Taking shape with focus on crime fighting and with narration
The FBI began its second season with a change or two. Lynn Loring was most assuredly out of the picture as Barbara Erskine. More significantly, the episode began and ended with narration by Marvin Miller. Narration was already used by QM Productions’s “flagship” production, The Fugitive, which also aired on ABC. The narration provided a much-needed framing device for the episode.
The second season had both good episode, as well as some notable clunkers, especially “The Contaminator.” William Reynolds, who played SAC Tom Colby, would make his second appearance on the series, in episode # 41, “Anatomy Of A Prison Break.” He already displayed a distinctive appearance that would finally earn him his role as SAC Tom Colby in September 1967.
In the end credits, Efrem Zimbalist Jr. drove a 1967 Ford Mustang convertible. This was also the second of two seasons the series was produced when Warner Brothers was under the control of Jack Warner. He sold his controlling interest in November 1966 to Seven Arts, which renamed the company Warner Brothers-Seven Arts.
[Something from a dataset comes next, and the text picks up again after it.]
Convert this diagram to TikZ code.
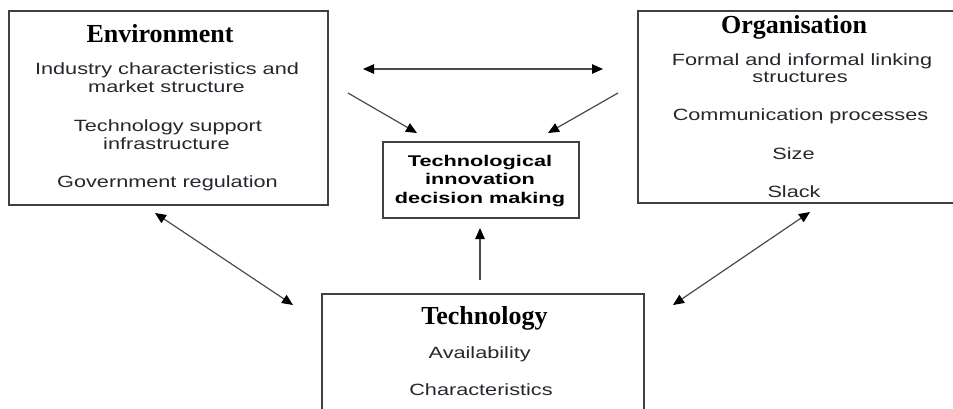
\documentclass[tikz,border=0pt]{standalone}
\usepackage{fontspec}
\usetikzlibrary{arrows.meta}
% Body text is a horizontally widened sans; headings are a bold serif
\newfontfamily\bodyfont[FakeStretch=1.33]{Liberation Sans}
\newfontfamily\corefont[FakeStretch=1.4]{Liberation Sans}
\newfontfamily\headfont{Liberation Serif}
\definecolor{boxline}{HTML}{404040}
\definecolor{bodytext}{HTML}{26262E}
\definecolor{arrowline}{HTML}{4A4A4A}

\begin{document}
\begin{tikzpicture}[x=1bp,y=-1bp,
  panel/.style={draw=boxline,line width=1.6bp,rectangle,anchor=north west,inner sep=0},
  head/.style={anchor=base,inner sep=0,text=black,
    font=\headfont\bfseries\fontsize{26bp}{30bp}\selectfont},
  item/.style={anchor=base,inner sep=0,text=bodytext,
    font=\bodyfont\fontsize{16.3bp}{19bp}\selectfont},
  core/.style={anchor=base,inner sep=0,text=black,
    font=\corefont\bfseries\fontsize{15.5bp}{18bp}\selectfont},
  tip/.tip={Triangle[length=11bp,width=9.5bp,color=black]},
  link/.style={draw=arrowline,line width=1.2bp,-tip},
  twoway/.style={draw=arrowline,line width=1.2bp,tip-tip}
]
\clip (0,0) rectangle (953,408);
\fill[white] (0,0) rectangle (953,408);

% Boxes
\node[panel,minimum width=319bp,minimum height=194bp] (env) at (8,10) {};
\node[panel,minimum width=320bp,minimum height=192bp] (org) at (637,10) {};
\node[panel,minimum width=196bp,minimum height=76bp] (core) at (382,141) {};
\node[panel,minimum width=322bp,minimum height=130bp] (tech) at (321,293) {};

% Environment
\node[head] (envT) at (160,42) {Environment};
\node[item] (env1) at (167,74) {Industry characteristics and};
\node[item] (env2) at (166.5,92.7) {market structure};
\node[item] (env3) at (168,131) {Technology support};
\node[item] (env4) at (166.5,149.3) {infrastructure};
\node[item] (env5) at (167.5,187.7) {Government regulation};

% Organisation
\node[head] (orgT) at (794,33) {Organisation};
\node[item] (org1) at (802,65) {Formal and informal linking};
\node[item] (org2) at (800,82.5) {structures};
\node[item] (org3) at (800.5,120.5) {Communication processes};
\node[item] (org4) at (793.5,159.5) {Size};
\node[item] (org5) at (794,197.5) {Slack};

% Decision making
\node[core] (core1) at (480,166) {Technological};
\node[core] (core2) at (480,184) {innovation};
\node[core] (core3) at (480,203) {decision making};

% Technology
\node[head] (techT) at (484.5,324) {Technology};
\node[item] (tech1) at (479.7,358.5) {Availability};
\node[item] (tech2) at (481,395.5) {Characteristics};

% Connector end points
\coordinate (eo1) at (363,69);
\coordinate (eo2) at (603,69);
\coordinate (ec1) at (348,93);
\coordinate (ec2) at (417,133);
\coordinate (oc1) at (618,93);
\coordinate (oc2) at (548,133);
\coordinate (tc1) at (480,280);
\coordinate (tc2) at (480,228);
\coordinate (et1) at (155,213);
\coordinate (et2) at (293,305);
\coordinate (ot1) at (810,212);
\coordinate (ot2) at (673,305);

% Connectors
\draw[twoway] (eo1) -- (eo2);
\draw[link] (ec1) -- (ec2);
\draw[link] (oc1) -- (oc2);
\draw[link] (tc1) -- (tc2);
\draw[twoway] (et1) -- (et2);
\draw[twoway] (ot1) -- (ot2);
\end{tikzpicture}
\end{document}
Marvin Miller joins the cast!
Television audiences in the 1950s knew Marvin Miller as Michael Anthony, the man who handed out $1 million checks in the CBS-TV series The Millionaire. One guest on that 1955-60 series was a young actor named William Reynolds. By 1966, Mr. Miller had put his patrician baritone voice to use not only in voice-overs, but also in many other recorded venues. Though uncredited in The FBI, Mr. Miller provided the authoritative narration that opened and closed episode until the show’s end in April 1974.